In the recent case of Baldeh v Churches Housing Association, the EAT found that the housing association’s decision to dismiss Mrs Baldeh at the end of her probationary period over concerns about her performance amounted to disability-related discrimination. This was despite the fact that it was not aware of her disability at the time it took the decision to dismiss her. The employer was, or should have been, aware of her condition before it dismissed her appeal, however.

Mrs Baldeh suffered from depression and there was evidence that this condition contributed to the behaviour that led to her dismissal. Whilst depression will not always amount to a disability for the purposes of the Equality Act 2010, where employees make references to depression or to their mental health, employers should take care to consider whether the employee might have a disability and, if so, whether there are any reasonable adjustments they can make to enable the employee to remain in the workplace.

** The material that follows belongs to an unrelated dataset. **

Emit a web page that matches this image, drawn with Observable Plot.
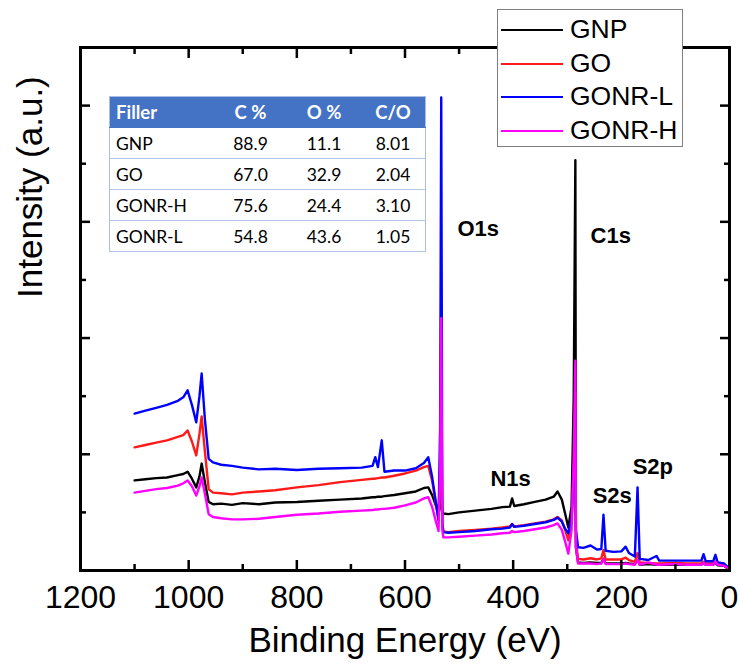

In our last update we reported on the case of Mencap v Tomlinson-Blake in which the Court of Appeal ruled that workers on sleep-in shifts are not entitled to the national minimum wage for the duration of their shift but only for the time that they are required to be awake for the purpose of carrying out a specific duty. As we reported previously, Unison had appealed the decision to the Supreme Court, and it has now been confirmed that the Supreme Court will hear the case in February 2020.